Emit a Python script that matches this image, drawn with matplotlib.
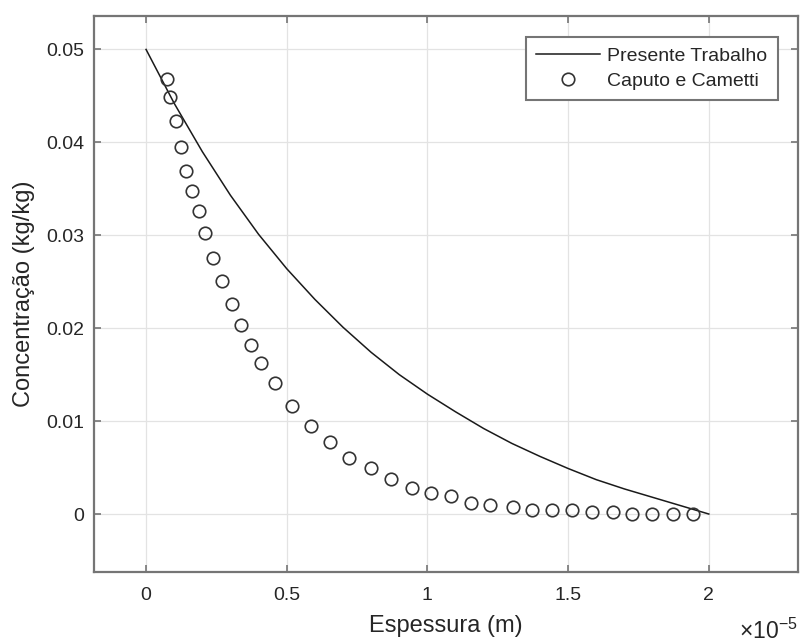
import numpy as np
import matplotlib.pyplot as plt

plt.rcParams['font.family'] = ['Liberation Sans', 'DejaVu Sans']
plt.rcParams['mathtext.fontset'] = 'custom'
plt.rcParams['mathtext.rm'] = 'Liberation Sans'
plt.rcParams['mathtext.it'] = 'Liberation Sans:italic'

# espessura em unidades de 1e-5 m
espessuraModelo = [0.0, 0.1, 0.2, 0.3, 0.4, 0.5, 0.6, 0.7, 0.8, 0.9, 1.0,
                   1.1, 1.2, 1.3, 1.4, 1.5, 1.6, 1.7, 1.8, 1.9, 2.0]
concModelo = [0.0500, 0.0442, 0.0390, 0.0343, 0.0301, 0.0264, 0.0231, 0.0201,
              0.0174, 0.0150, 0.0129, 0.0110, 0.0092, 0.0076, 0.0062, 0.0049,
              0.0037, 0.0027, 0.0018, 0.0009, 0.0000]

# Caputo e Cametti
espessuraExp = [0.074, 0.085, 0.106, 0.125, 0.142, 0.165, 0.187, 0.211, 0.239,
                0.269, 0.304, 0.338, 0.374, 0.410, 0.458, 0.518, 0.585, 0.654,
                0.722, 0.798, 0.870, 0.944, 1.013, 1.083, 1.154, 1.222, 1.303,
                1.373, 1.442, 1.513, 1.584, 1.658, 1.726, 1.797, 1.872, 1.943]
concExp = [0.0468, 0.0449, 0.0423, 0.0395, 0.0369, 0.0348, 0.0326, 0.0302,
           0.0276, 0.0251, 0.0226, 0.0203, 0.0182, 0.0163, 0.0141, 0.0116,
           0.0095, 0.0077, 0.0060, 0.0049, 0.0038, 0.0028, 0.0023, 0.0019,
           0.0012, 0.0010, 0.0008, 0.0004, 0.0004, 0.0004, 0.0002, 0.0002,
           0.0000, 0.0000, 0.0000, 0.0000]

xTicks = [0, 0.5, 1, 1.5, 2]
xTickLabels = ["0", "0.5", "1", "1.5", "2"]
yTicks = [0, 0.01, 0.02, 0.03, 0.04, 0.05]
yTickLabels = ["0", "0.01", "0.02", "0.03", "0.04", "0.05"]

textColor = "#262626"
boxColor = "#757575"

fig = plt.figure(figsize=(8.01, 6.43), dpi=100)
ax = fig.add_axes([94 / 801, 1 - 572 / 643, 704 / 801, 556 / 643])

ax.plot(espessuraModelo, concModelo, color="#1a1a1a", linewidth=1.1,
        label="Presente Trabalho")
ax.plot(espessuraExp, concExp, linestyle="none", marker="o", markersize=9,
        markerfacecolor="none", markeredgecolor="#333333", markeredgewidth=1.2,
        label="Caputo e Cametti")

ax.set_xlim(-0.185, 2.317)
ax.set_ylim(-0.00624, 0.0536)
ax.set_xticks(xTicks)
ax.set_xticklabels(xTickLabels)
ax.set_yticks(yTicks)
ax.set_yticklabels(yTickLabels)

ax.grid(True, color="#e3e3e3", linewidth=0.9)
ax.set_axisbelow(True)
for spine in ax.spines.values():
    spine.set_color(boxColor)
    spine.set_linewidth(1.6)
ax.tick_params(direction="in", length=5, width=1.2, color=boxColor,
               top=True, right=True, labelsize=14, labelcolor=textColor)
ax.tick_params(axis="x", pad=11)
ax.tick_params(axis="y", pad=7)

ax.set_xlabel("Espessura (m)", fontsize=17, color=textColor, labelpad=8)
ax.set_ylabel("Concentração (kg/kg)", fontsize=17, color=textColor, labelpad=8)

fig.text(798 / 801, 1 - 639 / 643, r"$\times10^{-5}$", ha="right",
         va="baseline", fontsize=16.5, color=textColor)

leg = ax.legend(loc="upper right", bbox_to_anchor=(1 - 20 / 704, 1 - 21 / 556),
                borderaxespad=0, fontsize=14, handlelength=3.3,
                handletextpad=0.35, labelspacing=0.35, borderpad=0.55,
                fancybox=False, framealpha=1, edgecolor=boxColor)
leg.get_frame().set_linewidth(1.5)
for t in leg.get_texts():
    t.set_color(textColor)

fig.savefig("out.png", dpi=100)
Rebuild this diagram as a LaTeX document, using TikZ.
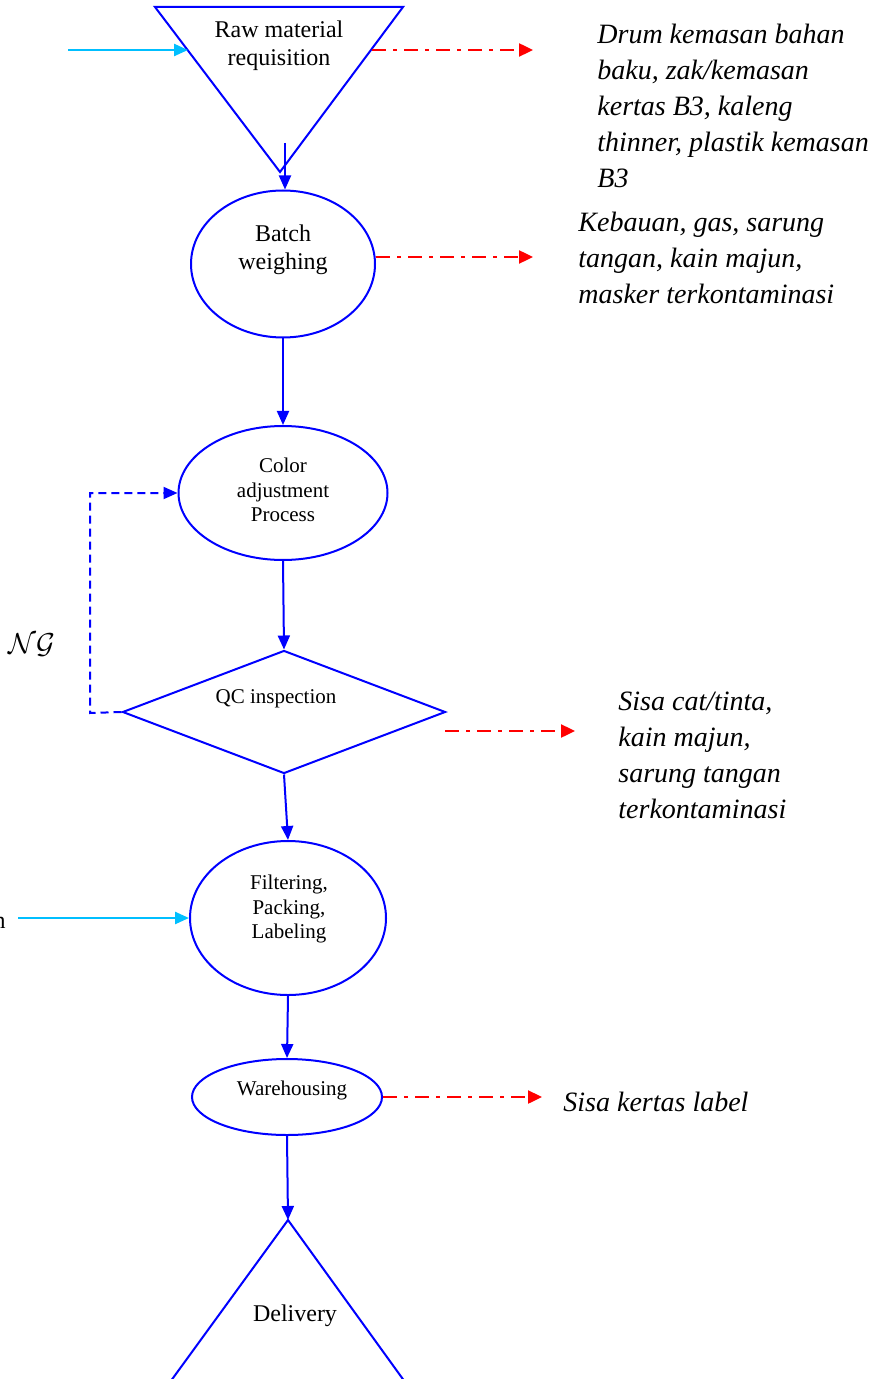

----

Replicate the material above verbatim; images stay out of the copy.

SOLVED PROBLEM:
Emit a Python script that matches this image, drawn with matplotlib.
import numpy as np
import matplotlib.pyplot as plt

plt.rcParams['font.family'] = ['Liberation Sans', 'DejaVu Sans']
plt.rcParams['mathtext.fontset'] = 'custom'
plt.rcParams['mathtext.rm'] = 'Liberation Sans'
plt.rcParams['mathtext.it'] = 'Liberation Sans:italic'

# espessura em unidades de 1e-5 m
espessuraModelo = [0.0, 0.1, 0.2, 0.3, 0.4, 0.5, 0.6, 0.7, 0.8, 0.9, 1.0,
                   1.1, 1.2, 1.3, 1.4, 1.5, 1.6, 1.7, 1.8, 1.9, 2.0]
concModelo = [0.0500, 0.0442, 0.0390, 0.0343, 0.0301, 0.0264, 0.0231, 0.0201,
              0.0174, 0.0150, 0.0129, 0.0110, 0.0092, 0.0076, 0.0062, 0.0049,
              0.0037, 0.0027, 0.0018, 0.0009, 0.0000]

# Caputo e Cametti
espessuraExp = [0.074, 0.085, 0.106, 0.125, 0.142, 0.165, 0.187, 0.211, 0.239,
                0.269, 0.304, 0.338, 0.374, 0.410, 0.458, 0.518, 0.585, 0.654,
                0.722, 0.798, 0.870, 0.944, 1.013, 1.083, 1.154, 1.222, 1.303,
                1.373, 1.442, 1.513, 1.584, 1.658, 1.726, 1.797, 1.872, 1.943]
concExp = [0.0468, 0.0449, 0.0423, 0.0395, 0.0369, 0.0348, 0.0326, 0.0302,
           0.0276, 0.0251, 0.0226, 0.0203, 0.0182, 0.0163, 0.0141, 0.0116,
           0.0095, 0.0077, 0.0060, 0.0049, 0.0038, 0.0028, 0.0023, 0.0019,
           0.0012, 0.0010, 0.0008, 0.0004, 0.0004, 0.0004, 0.0002, 0.0002,
           0.0000, 0.0000, 0.0000, 0.0000]

xTicks = [0, 0.5, 1, 1.5, 2]
xTickLabels = ["0", "0.5", "1", "1.5", "2"]
yTicks = [0, 0.01, 0.02, 0.03, 0.04, 0.05]
yTickLabels = ["0", "0.01", "0.02", "0.03", "0.04", "0.05"]

textColor = "#262626"
boxColor = "#757575"

fig = plt.figure(figsize=(8.01, 6.43), dpi=100)
ax = fig.add_axes([94 / 801, 1 - 572 / 643, 704 / 801, 556 / 643])

ax.plot(espessuraModelo, concModelo, color="#1a1a1a", linewidth=1.1,
        label="Presente Trabalho")
ax.plot(espessuraExp, concExp, linestyle="none", marker="o", markersize=9,
        markerfacecolor="none", markeredgecolor="#333333", markeredgewidth=1.2,
        label="Caputo e Cametti")

ax.set_xlim(-0.185, 2.317)
ax.set_ylim(-0.00624, 0.0536)
ax.set_xticks(xTicks)
ax.set_xticklabels(xTickLabels)
ax.set_yticks(yTicks)
ax.set_yticklabels(yTickLabels)

ax.grid(True, color="#e3e3e3", linewidth=0.9)
ax.set_axisbelow(True)
for spine in ax.spines.values():
    spine.set_color(boxColor)
    spine.set_linewidth(1.6)
ax.tick_params(direction="in", length=5, width=1.2, color=boxColor,
               top=True, right=True, labelsize=14, labelcolor=textColor)
ax.tick_params(axis="x", pad=11)
ax.tick_params(axis="y", pad=7)

ax.set_xlabel("Espessura (m)", fontsize=17, color=textColor, labelpad=8)
ax.set_ylabel("Concentração (kg/kg)", fontsize=17, color=textColor, labelpad=8)

fig.text(798 / 801, 1 - 639 / 643, r"$\times10^{-5}$", ha="right",
         va="baseline", fontsize=16.5, color=textColor)

leg = ax.legend(loc="upper right", bbox_to_anchor=(1 - 20 / 704, 1 - 21 / 556),
                borderaxespad=0, fontsize=14, handlelength=3.3,
                handletextpad=0.35, labelspacing=0.35, borderpad=0.55,
                fancybox=False, framealpha=1, edgecolor=boxColor)
leg.get_frame().set_linewidth(1.5)
for t in leg.get_texts():
    t.set_color(textColor)

fig.savefig("out.png", dpi=100)
Rebuild this diagram as a LaTeX document, using TikZ.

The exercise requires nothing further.